───── Data segment
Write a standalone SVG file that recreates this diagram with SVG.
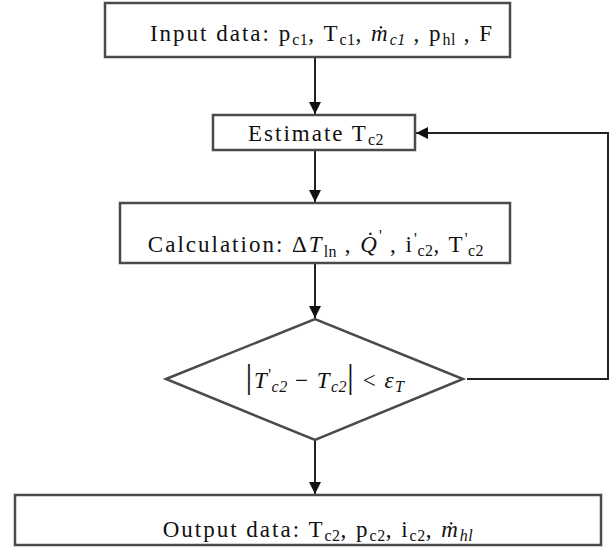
<svg xmlns="http://www.w3.org/2000/svg" width="615" height="548" viewBox="0 0 615 548">
<style>
.box{fill:#fff;stroke:#4a4a4a;stroke-width:2.5}
.ln{fill:none;stroke:#222;stroke-width:2}
text{font-family:"Liberation Serif","Times New Roman",serif;font-size:23px;letter-spacing:2px;fill:#111}
.sub{font-size:16px;letter-spacing:0.5px}
.it{font-style:italic}
</style>
<defs>
<marker id="ah" markerUnits="userSpaceOnUse" markerWidth="12" markerHeight="12" refX="12" refY="6" orient="auto">
<path d="M0,0 L12,6 L0,12 z" fill="#111"/>
</marker>
</defs>
<rect width="615" height="548" fill="#fff"/>
<g id="connectors">
<path class="ln" d="M315,57 V114" marker-end="url(#ah)"/>
<path class="ln" d="M315,150 V202" marker-end="url(#ah)"/>
<path class="ln" d="M315,263 V318" marker-end="url(#ah)"/>
<path class="ln" d="M315,440 V494" marker-end="url(#ah)"/>
<path class="ln" d="M467,379 H608 V133 H416" marker-end="url(#ah)"/>
</g>
<g id="input">
<rect class="box" x="105" y="3" width="405" height="54"/>
<text x="322" y="41" text-anchor="middle">Input data: p<tspan class="sub" baseline-shift="-4">c1</tspan>, T<tspan class="sub" baseline-shift="-4">c1</tspan>, <tspan class="it">ṁ</tspan><tspan class="sub it" baseline-shift="-4">c1</tspan> , p<tspan class="sub" baseline-shift="-4">hl</tspan> , F</text>
</g>
<g id="estimate">
<rect class="box" x="213" y="115" width="202" height="35"/>
<text x="316" y="141" text-anchor="middle">Estimate T<tspan class="sub" baseline-shift="-4">c2</tspan></text>
</g>
<g id="calculation">
<rect class="box" x="120" y="203" width="390" height="60"/>
<text x="316" y="252" text-anchor="middle">Calculation:  Δ<tspan class="it">T</tspan><tspan class="sub" baseline-shift="-5">ln</tspan> ,  <tspan class="it">Q̇</tspan><tspan class="sub" baseline-shift="11">'</tspan>  , i<tspan class="sub" baseline-shift="8">'</tspan><tspan class="sub" baseline-shift="-4">c2</tspan>, T<tspan class="sub" baseline-shift="8">'</tspan><tspan class="sub" baseline-shift="-4">c2</tspan></text>
</g>
<g id="decision">
<polygon class="box" points="166,379 315,319 463,379 315,440"/>
<text x="325" y="388" text-anchor="middle" style="font-size:23px;letter-spacing:1.5px"><tspan font-size="34">|</tspan><tspan class="it">T</tspan><tspan class="sub" baseline-shift="8">'</tspan><tspan class="sub it" baseline-shift="-4">c2</tspan> − <tspan class="it">T</tspan><tspan class="sub it" baseline-shift="-4">c2</tspan><tspan font-size="34">|</tspan> &lt; <tspan class="it">ε</tspan><tspan class="sub it" baseline-shift="-4">T</tspan></text>
</g>
<g id="output">
<rect class="box" x="15" y="495" width="586" height="50"/>
<text x="318" y="537" text-anchor="middle">Output data: T<tspan class="sub" baseline-shift="-4">c2</tspan>, p<tspan class="sub" baseline-shift="-4">c2</tspan>, i<tspan class="sub" baseline-shift="-4">c2</tspan>,  <tspan class="it">ṁ</tspan><tspan class="sub it" baseline-shift="-4">hl</tspan></text>
</g>
</svg>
──────────
Given problem:
Copy the whole of the material above exactly, but not its images.

Result of the exercise:
Write a standalone SVG file that recreates this diagram with SVG.
<svg xmlns="http://www.w3.org/2000/svg" width="615" height="548" viewBox="0 0 615 548">
<style>
.box{fill:#fff;stroke:#4a4a4a;stroke-width:2.5}
.ln{fill:none;stroke:#222;stroke-width:2}
text{font-family:"Liberation Serif","Times New Roman",serif;font-size:23px;letter-spacing:2px;fill:#111}
.sub{font-size:16px;letter-spacing:0.5px}
.it{font-style:italic}
</style>
<defs>
<marker id="ah" markerUnits="userSpaceOnUse" markerWidth="12" markerHeight="12" refX="12" refY="6" orient="auto">
<path d="M0,0 L12,6 L0,12 z" fill="#111"/>
</marker>
</defs>
<rect width="615" height="548" fill="#fff"/>
<g id="connectors">
<path class="ln" d="M315,57 V114" marker-end="url(#ah)"/>
<path class="ln" d="M315,150 V202" marker-end="url(#ah)"/>
<path class="ln" d="M315,263 V318" marker-end="url(#ah)"/>
<path class="ln" d="M315,440 V494" marker-end="url(#ah)"/>
<path class="ln" d="M467,379 H608 V133 H416" marker-end="url(#ah)"/>
</g>
<g id="input">
<rect class="box" x="105" y="3" width="405" height="54"/>
<text x="322" y="41" text-anchor="middle">Input data: p<tspan class="sub" baseline-shift="-4">c1</tspan>, T<tspan class="sub" baseline-shift="-4">c1</tspan>, <tspan class="it">ṁ</tspan><tspan class="sub it" baseline-shift="-4">c1</tspan> , p<tspan class="sub" baseline-shift="-4">hl</tspan> , F</text>
</g>
<g id="estimate">
<rect class="box" x="213" y="115" width="202" height="35"/>
<text x="316" y="141" text-anchor="middle">Estimate T<tspan class="sub" baseline-shift="-4">c2</tspan></text>
</g>
<g id="calculation">
<rect class="box" x="120" y="203" width="390" height="60"/>
<text x="316" y="252" text-anchor="middle">Calculation:  Δ<tspan class="it">T</tspan><tspan class="sub" baseline-shift="-5">ln</tspan> ,  <tspan class="it">Q̇</tspan><tspan class="sub" baseline-shift="11">'</tspan>  , i<tspan class="sub" baseline-shift="8">'</tspan><tspan class="sub" baseline-shift="-4">c2</tspan>, T<tspan class="sub" baseline-shift="8">'</tspan><tspan class="sub" baseline-shift="-4">c2</tspan></text>
</g>
<g id="decision">
<polygon class="box" points="166,379 315,319 463,379 315,440"/>
<text x="325" y="388" text-anchor="middle" style="font-size:23px;letter-spacing:1.5px"><tspan font-size="34">|</tspan><tspan class="it">T</tspan><tspan class="sub" baseline-shift="8">'</tspan><tspan class="sub it" baseline-shift="-4">c2</tspan> − <tspan class="it">T</tspan><tspan class="sub it" baseline-shift="-4">c2</tspan><tspan font-size="34">|</tspan> &lt; <tspan class="it">ε</tspan><tspan class="sub it" baseline-shift="-4">T</tspan></text>
</g>
<g id="output">
<rect class="box" x="15" y="495" width="586" height="50"/>
<text x="318" y="537" text-anchor="middle">Output data: T<tspan class="sub" baseline-shift="-4">c2</tspan>, p<tspan class="sub" baseline-shift="-4">c2</tspan>, i<tspan class="sub" baseline-shift="-4">c2</tspan>,  <tspan class="it">ṁ</tspan><tspan class="sub it" baseline-shift="-4">hl</tspan></text>
</g>
</svg>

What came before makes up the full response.